Ce n’est pas la première fois que j’évoque ici les conditions météo dégueu-dégueu de 2016.
Pour Isabelle et Franck Pascal, l’histoire a failli virer au drame.
Mais pour bien comprendre les enjeux, revenons un peu sur l’histoire de ce domaine champenois de 7 hectares.
Pour Isabelle et Franck, hors de question de travailler dans les vignes, comme leurs parents. Pour lui, une carrière d’ingénieur se profile, pour elle, ce sera la biochimie, en laboratoire oenologique.
Mais un accident bouleverse leurs projets. Le frère de Franck, supposé reprendre l’exploitation, disparaît brutalement. Une tragédie qui change la donne. En Champagne, comme dans toutes régions viticoles, on est parfois prêt à faire sa vie ailleurs… dans la mesure où la succession familiale est garantie. Quand plus personne n’est là pour assurer la relève, on se repose la question. Franck décide donc de rester, et de se former.

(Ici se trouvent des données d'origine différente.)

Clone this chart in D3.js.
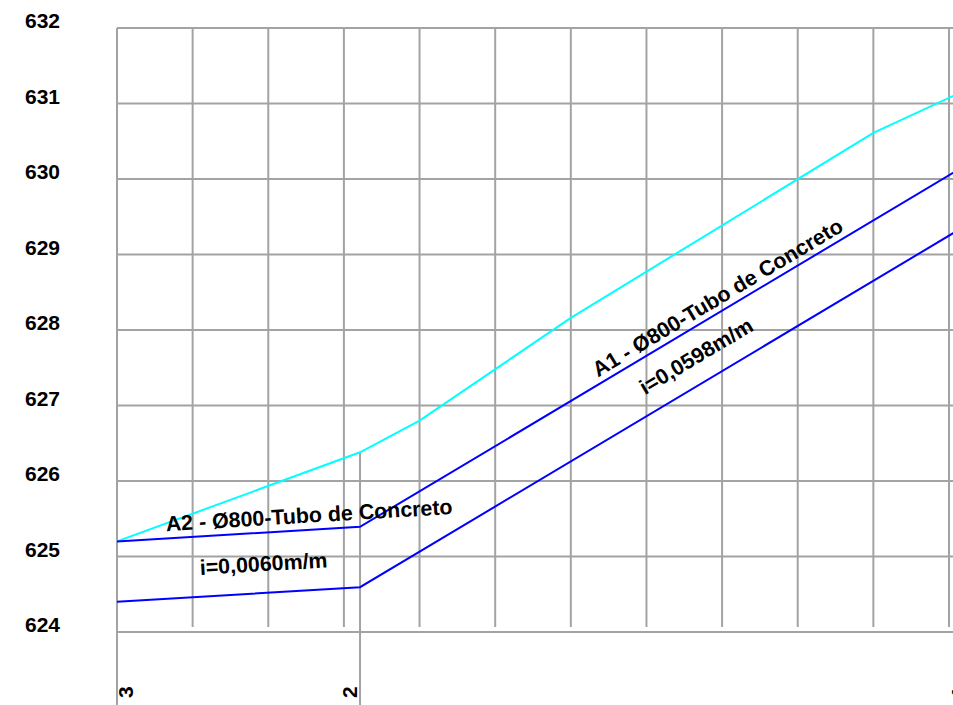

Au Viticampus d’Avize, très vite, la surprise le gagne. On a la main lourde sur les produits chimiques dans la région, dis-donc !
Et puis, en se penchant un peu plus sur la question, il s’aperçoit que, ces molécules que l’on utilise dans les vignes… ce sont les mêmes qu’il utilisait lors de son service militaire. Affecté au génie de combat, il a en effet travaillé sur l’élaboration d’armes… chimiques.
Utiliser pour son champagne les mêmes produits qu’on lui demandait d’élaborer pour tuer… Cherchez l’erreur.
Ajoutez à cela une sensibilisation au bio dans leur vie quotidienne, notamment depuis la première grossesse d’Isabelle, en 1998.
Et des rencontres, avec des vignerons fortement engagés, en Allemagne, en Suisse, en Alsace et dans la Loire…
C’est bien simple, le vignoble est très vite passé en bio, puis en biodynamie.
Cette dernière étape est arrivée suite à une expérience toute personnelle : le cancer d’Isabelle, en 2005. La chimie, elle connaît. Et (paradoxe ?), s’il y a bien une chose dont elle est certaine devant le diagnostic, c’est qu’elle ne se soignera pas via la chimie.
Et c’est dans cette recherche de traitements alternatifs que le couple découvre pleinement le monde que représente la biodynamie…
« On n’a gravi qu’une première marche pour le moment... » développe Isabelle.
Dans cette épreuve, c’est d’autres femmes-vigneronnes qui vont comprendre, soutenir et partager le combat de Franck et Isabelle. Notamment Françoise Bedel et la regrettée Anne-Claude Leflaive… Des noms qui résonnent fort dans le milieu du vin… et de la biodynamie.
Aujourd’hui, Isabelle est pleine de cette énergie et de cette force de ceux qui ont combattu. Et gagné.
Alors, quand elle vous parle du « vivant », de ces fleurs qui poussent dans les vignes ou de ces ondes que l’on peut envoyer au raisin, ou au vin, il n’est pas impossible que vous vous laissiez gagner par l’émotion.
Et, quand elle vous parlera, avec ce ton très posé et cette voix très claire, du pendule qu’elle utilise pour « communiquer » avec le vin, tandis que son époux manie une antenne de Lecher pour poser des questions au divin breuvage, vous écouterez, à peine surpris, probablement curieux d’en savoir plus…
Malheureusement, le parallèle entre la maladie et la vigne ne s’arrête pas là. Isabelle l’admet : si aujourd’hui elle est encore là, c’est aussi grâce à la chimie. Dans les tous derniers mois elle a finalement eu recours à la chimiothérapie, en complément du reste.
Aujourd’hui, elle n’est plus en rémission. Elle est guérie.
Aussi quand, pendant le terrible printemps 2016, les vignes présentent plus que des signes de faiblesse – « on était en train de tout perdre » – Franck n’en dort plus. Les apports biodynamiques, fondés uniquement sur des traitements de contact, ne suffisent plus. Pour ce vignoble situé en pleine Vallée de la Marne, où il fait déjà en règle général particulièrement froid et humide, les mois de mai et juin ont été beaucoup, beaucoup trop humides. D’où cette phrase d’Isabelle, après des semaines de cauchemars : « Si tu dois traiter pour sauver tes vignes, traite ».
Voilà, après des décennies à convertir leur vignoble en biodynamie, Franck et Isabelle ont eu recours à la chimie. Un mal pour un bien ? Peut-être.
Dans tous les cas, il était bien entendu impossible pour eux de commercialiser les raisins issus de cette vendanges.
« On a tout vendu au négoce ».
Un drame ? Pas nécessairement. Isabelle garde le sourire :
« Cette année nous a fait beaucoup grandir ».